The actual Siege of Kut Al Amara (7 Dec 1915 – 29 Apr 1916), also known as the First Battle of Kut, was the besieging of an 8,000 (alt. 13,000) strong British-Indian* garrison in the town of Kut-el-Amara, 160 kilometres (100 mi) south of Baghdad, by the Ottoman Army. In 1915, its population was around 6,500. The 6th (Poona) Division of the Indian Army, under Major-General Charles Townshend, had fallen back to the town of Kut after retreating from Ctesiphon. Included in this force was Australian Colonel White*, who on 1 April 1915 was appointed captain, Australian Imperial Force (AIF) and adjutant of a small unit, known as the Half-Flight, which was sent to Basra, Mesopotamia, for service within the Indian Army - under the command of Captain Henry Petre. (Read: PDF - AFC).
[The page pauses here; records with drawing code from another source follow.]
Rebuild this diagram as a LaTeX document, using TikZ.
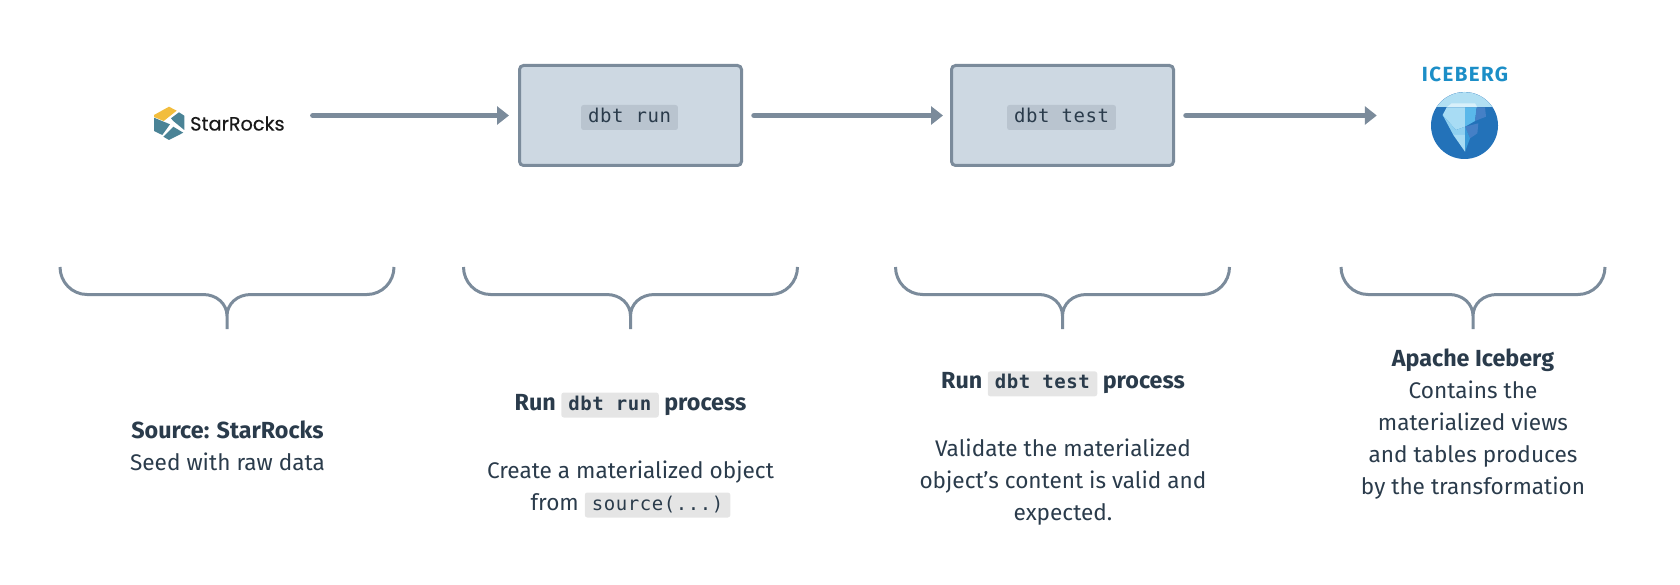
\documentclass[tikz,border=0pt]{standalone}
\usepackage{fontspec}
\setmainfont{Fira Sans}
\setmonofont[LetterSpace=3]{DejaVu Sans Mono}
\newfontfamily\logofont[FakeBold=0.4]{Poppins}
\newfontfamily\icefont[LetterSpace=7]{Fira Sans}
\usetikzlibrary{arrows.meta,positioning}
\definecolor{slate}{HTML}{7B8B9B}
\definecolor{boxfill}{HTML}{CDD8E2}
\definecolor{ink}{HTML}{2A3B4B}
\definecolor{chipgrey}{HTML}{E5E5E5}
\definecolor{chipslate}{HTML}{B9C4CF}
\definecolor{berg}{HTML}{2372B9}
\definecolor{bergsky}{HTML}{B1DFF3}
\definecolor{bergtop}{HTML}{D8F0FA}
\definecolor{bergpale}{HTML}{A8DCF4}
\definecolor{bergmid}{HTML}{8FD0F0}
\definecolor{bergside}{HTML}{5AB8EA}
\definecolor{bergdeep}{HTML}{4580C6}
\definecolor{bergtip}{HTML}{3A9AD8}
\definecolor{rocksteal}{HTML}{4A8396}
\definecolor{rocksgold}{HTML}{F2BD3D}
\newcommand{\codechip}[2][chipgrey]{\tikz[baseline=(c.base)]\node[chip,fill=#1] (c) {\strut\ttfamily #2};}
\newcommand{\caphead}[1]{{\fontsize{23.3}{32}\selectfont\bfseries #1}}

\begin{document}
\begin{tikzpicture}[
  x=1pt,y=-1pt,
  chip/.style={rounded corners=2.5pt,inner xsep=7pt,inner ysep=0pt,font=\fontsize{19}{25}\selectfont},
  stage/.style={draw=slate,fill=boxfill,line width=3pt,rounded corners=4pt,minimum width=222pt,minimum height=100pt},
  flow/.style={draw=slate,line width=5.5pt,line cap=round,shorten <=11pt,shorten >=9pt,-{Triangle[length=12pt,width=18pt]}},
  curly/.style={draw=slate,line width=3pt},
  caption/.style={align=center,text=ink,font=\fontsize{22.6}{32}\selectfont,inner sep=0pt}]
\useasboundingbox (0,0) rectangle (1680,585);
% top row
\node[stage] (run) at (630.5,115.5) {};
\node[stage,right=207pt of run] (test) {};
\node[text=ink,xshift=-1pt,yshift=-2pt] (runchip) at (run.center) {\codechip[chipslate]{dbt run}};
\node[text=ink,xshift=-1pt,yshift=-2pt] (testchip) at (test.center) {\codechip[chipslate]{dbt test}};
\node[inner sep=0pt,anchor=west,text=black!90,font=\logofont\fontsize{19.3}{20}\selectfont] (src) at (190,123.5) {StarRocks};
\fill[rocksteal] (154,117.7)--(170,124.3)--(162.3,135)--(154,131)--cycle;
\fill[rocksteal] (179,112.3)--(184.3,115.7)--(184.3,130)--(173.3,121)--(171,118.3)--cycle;
\fill[rocksteal] (173.3,126.7)--(183.3,132.7)--(169,140)--(163.3,136.7)--cycle;
\fill[rocksgold] (154,115)--(169,106.7)--(176.7,110.7)--(163.7,121)--(154,117)--cycle;
% iceberg logo
\node[font=\icefont\bfseries\fontsize{20.5}{20}\selectfont,text=berg!80!cyan,inner sep=0pt] (icename) at (1465,74.5) {ICEBERG};
\node[circle,fill=berg,minimum size=67pt,inner sep=0pt] (ice) at (1464.5,125.5) {};
\begin{scope}[shift={(1420,85)},x=0.3333pt,y=-0.3333pt]
\begin{scope}
\clip (133.5,121.5) circle[radius=100];
\fill[bergsky] (30,20) rectangle (240,67);
\end{scope}
\fill[bergtop] (80,67)--(95,55)--(165,55)--(172,67)--cycle;
\fill[bergpale] (80,67)--(135,67)--(135,125)--(108,135)--(68,90)--cycle;
\fill[bergmid] (68,90)--(108,135)--(135,125)--(135,150)--(100,150)--cycle;
\fill[bergpale] (100,150)--(135,150)--(135,200)--cycle;
\fill[bergside] (135,67)--(170,67)--(165,108)--(135,125)--cycle;
\fill[bergdeep] (170,67)--(195,67)--(198,95)--(165,108)--cycle;
\fill[bergdeep] (135,125)--(175,115)--(172,145)--(150,160)--cycle;
\fill[bergtip] (135,125)--(150,160)--(135,200)--cycle;
\end{scope}
% arrows
\draw[flow,shorten <=28pt] (src.east|-run.west)--(run.west);
\draw[flow,shorten >=7pt] (run.east)--(test.west);
\draw[flow,shorten >=54pt] (test.east)--(test.east-|ice.west);
% braces
\foreach \cx/\hw in {227/167,630.5/167,1062.5/167,1473/132}{
  \draw[curly] (\cx-\hw,267) .. controls (\cx-\hw,282) and (\cx-\hw+12,294.5) .. (\cx-\hw+27,294.5)
    -- (\cx-24,294.5) .. controls (\cx-10,294.5) and (\cx,304) .. (\cx,316) -- (\cx,329)
    (\cx+\hw,267) .. controls (\cx+\hw,282) and (\cx+\hw-12,294.5) .. (\cx+\hw-27,294.5)
    -- (\cx+24,294.5) .. controls (\cx+10,294.5) and (\cx,304) .. (\cx,316);
}
% captions
\node[caption] (srctext) at (227.5,446) {\caphead{Source: StarRocks}\\Seed with raw data};
\node[caption] (runtext) at (630.5,455) {\caphead{Run \codechip{\textbf{dbt run}} process}\\[36pt]Create a materialized object\\from \codechip{source(...)}};
\node[caption] (testtext) at (1063,448.5) {\caphead{Run \codechip{\textbf{dbt test}} process}\\[36pt]Validate the materialized\\object's content is valid and\\expected.};
\node[caption] (icetext) at (1473,424) {\caphead{Apache Iceberg}\\Contains the\\materialized views\\and tables produces\\by the transformation};
\end{tikzpicture}
\end{document}
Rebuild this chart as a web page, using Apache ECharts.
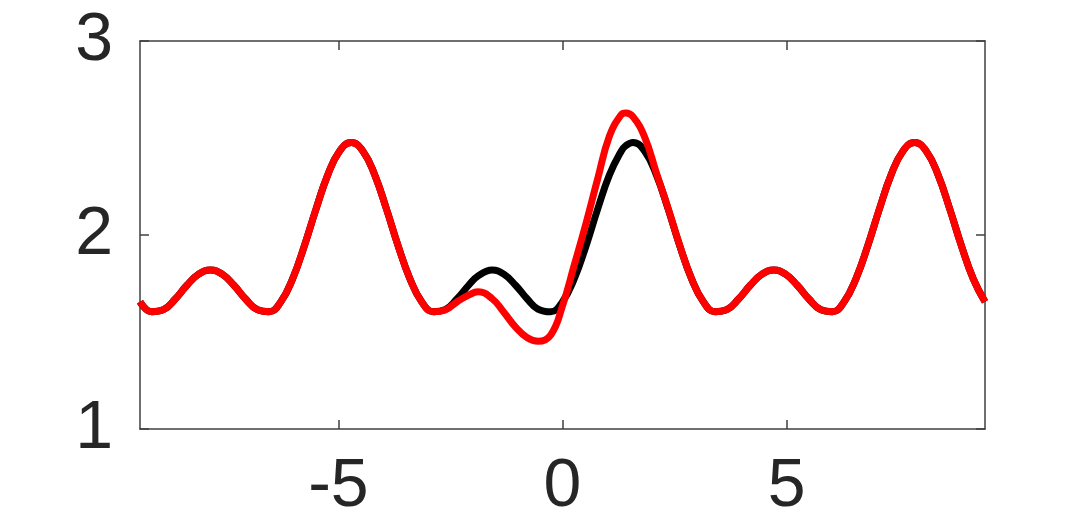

Pursuing Ottoman forces, numbering around 11,000 men, began increasing steadily with additional reinforcements constantly arriving. They were commanded by the respected but elderly German general and military historian Baron von der Goltz. After three attacks in December, Goltz directed the building of siege fortifications facing Kut.
After a month of siege, Townshend wanted to break out and withdraw southwards but his commander, General Sir John Nixon saw value in tying down the Ottoman forces in a siege. Nixon had ordered river transport for a retreat with reinforcements, commanded by his son, but by December they were still only in the Suez Canal. The confusing communications would prove a critical delay. The first relief expedition comprised some 19,000 men under Lieutenant-General Aylmer and it headed up the river from Ali Gharbi in January 1916. After little change on 8 January, renewed British attacks on 9 January resulted in the Ottomans retiring from Sheikh Sa'ad. Over the following two days the Ottomans were followed by Aylmer's force but heavy rains made the roads virtually impassable.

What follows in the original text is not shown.